If you explode a fission device in the closed end of a 10 foot long cardboard tube, in about 20 nanoseconds the entire blast should have exited the open end.
Kosta Tsipis weapons tutorial: Bulletin of the Atomic Scientists, early 80s: 99% of the energy of fission explosion is released in the last 8 nanoseconds. Photons, which are the main output of the device travel 10 feet in 10 nanoseconds. Hence, about 20 nanoseconds.
Richard Rhodes' 1995 book Dark Sun, on first page behind first set of photos: diagram illustrating the successive stages of a thermonuclear explosion. The force of the fission blast at one end reflects off the walls down to the opposite end where it compresses another plutonium device to critical mass. Trapped between two fission explosions, tritium-deuterium atoms are heated fusion temperature -- whence they release left over protons from the t-d fusion into helium.

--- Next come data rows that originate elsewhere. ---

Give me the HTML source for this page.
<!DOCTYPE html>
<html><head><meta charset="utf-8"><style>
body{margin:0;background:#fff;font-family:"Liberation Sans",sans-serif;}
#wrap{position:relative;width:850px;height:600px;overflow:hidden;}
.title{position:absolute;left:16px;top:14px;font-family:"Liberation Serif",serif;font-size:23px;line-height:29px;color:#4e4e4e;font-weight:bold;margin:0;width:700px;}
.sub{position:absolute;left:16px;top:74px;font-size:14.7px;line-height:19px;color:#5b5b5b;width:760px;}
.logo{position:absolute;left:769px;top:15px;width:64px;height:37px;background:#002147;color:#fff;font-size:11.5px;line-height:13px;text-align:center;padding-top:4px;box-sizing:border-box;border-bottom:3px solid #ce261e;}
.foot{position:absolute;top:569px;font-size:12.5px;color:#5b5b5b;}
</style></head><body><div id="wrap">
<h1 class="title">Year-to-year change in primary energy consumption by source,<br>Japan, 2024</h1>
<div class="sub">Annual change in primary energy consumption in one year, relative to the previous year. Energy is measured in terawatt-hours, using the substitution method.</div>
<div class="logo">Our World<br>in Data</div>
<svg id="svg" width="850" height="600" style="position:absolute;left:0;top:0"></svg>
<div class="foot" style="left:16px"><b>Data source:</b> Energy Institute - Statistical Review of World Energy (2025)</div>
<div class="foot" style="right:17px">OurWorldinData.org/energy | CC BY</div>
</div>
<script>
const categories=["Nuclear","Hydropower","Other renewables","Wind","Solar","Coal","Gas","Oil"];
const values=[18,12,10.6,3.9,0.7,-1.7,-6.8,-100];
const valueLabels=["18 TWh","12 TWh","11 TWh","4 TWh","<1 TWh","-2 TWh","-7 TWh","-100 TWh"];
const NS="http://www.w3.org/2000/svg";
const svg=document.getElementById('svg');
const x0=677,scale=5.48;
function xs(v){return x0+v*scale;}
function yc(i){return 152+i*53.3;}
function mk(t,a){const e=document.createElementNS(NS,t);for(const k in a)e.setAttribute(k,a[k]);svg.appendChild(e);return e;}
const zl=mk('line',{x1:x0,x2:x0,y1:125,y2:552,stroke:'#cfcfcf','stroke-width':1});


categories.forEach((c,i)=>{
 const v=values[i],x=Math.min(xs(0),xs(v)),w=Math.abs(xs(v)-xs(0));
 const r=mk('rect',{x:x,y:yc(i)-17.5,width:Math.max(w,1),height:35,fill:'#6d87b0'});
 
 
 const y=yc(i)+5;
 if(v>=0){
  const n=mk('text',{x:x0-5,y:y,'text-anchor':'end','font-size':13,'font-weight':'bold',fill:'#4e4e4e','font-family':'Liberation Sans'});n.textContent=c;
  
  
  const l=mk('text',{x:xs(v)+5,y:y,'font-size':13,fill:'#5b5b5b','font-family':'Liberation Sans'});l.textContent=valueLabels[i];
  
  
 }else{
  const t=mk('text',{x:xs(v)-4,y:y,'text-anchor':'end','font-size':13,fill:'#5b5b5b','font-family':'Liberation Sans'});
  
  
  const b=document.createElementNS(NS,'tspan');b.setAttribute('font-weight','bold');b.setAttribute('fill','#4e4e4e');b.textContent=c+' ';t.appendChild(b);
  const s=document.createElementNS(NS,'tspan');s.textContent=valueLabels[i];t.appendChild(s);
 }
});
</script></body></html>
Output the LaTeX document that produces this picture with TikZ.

This fusion reaction would peter out to less than a kiloton -- if the whole device were not wrapped in reactor grade uranium which explodes upon being bombarded with the left over protons -- which latter reaction feeds back and forth, back and forth until the process plays itself out.
The idea is that cardboard or steel sides of a fission device cannot move 186,000 miles a second to get out of the way of a nuclear explosion. You could contain a nuclear explosion for several nanoseconds by wrapping it in toilet paper.
* * * * * *
While watching the movie Armageddon it occurred to me that the NASA characters might be able to rely upon the cardboard tube model to nudge the asteroid away (not one the size of Texas or course [!]; just the standard dinosaur wipe out-6 mile wide model).
If a fission bomb embedded down a hole can release 99% of its energy without breaking up the asteroid the next question would be how much thrust will the fission exhaust alone create since it is not blowing out much of the asteroid mass. Multiply how much of matter in the bomb will be turned to energy and by the speed of light, squared; and that will give us our thrust -- I guess.
Now, we just have to find somebody who knows what they are doing to answer that -- or tell us that the whole idea is bulloks. ??? :-O
Noto bene: cannot use a hydrogen bomb for this purpose because the back and forth fusion/fission process is self contained -- and will get around to taking out part of the asteroid.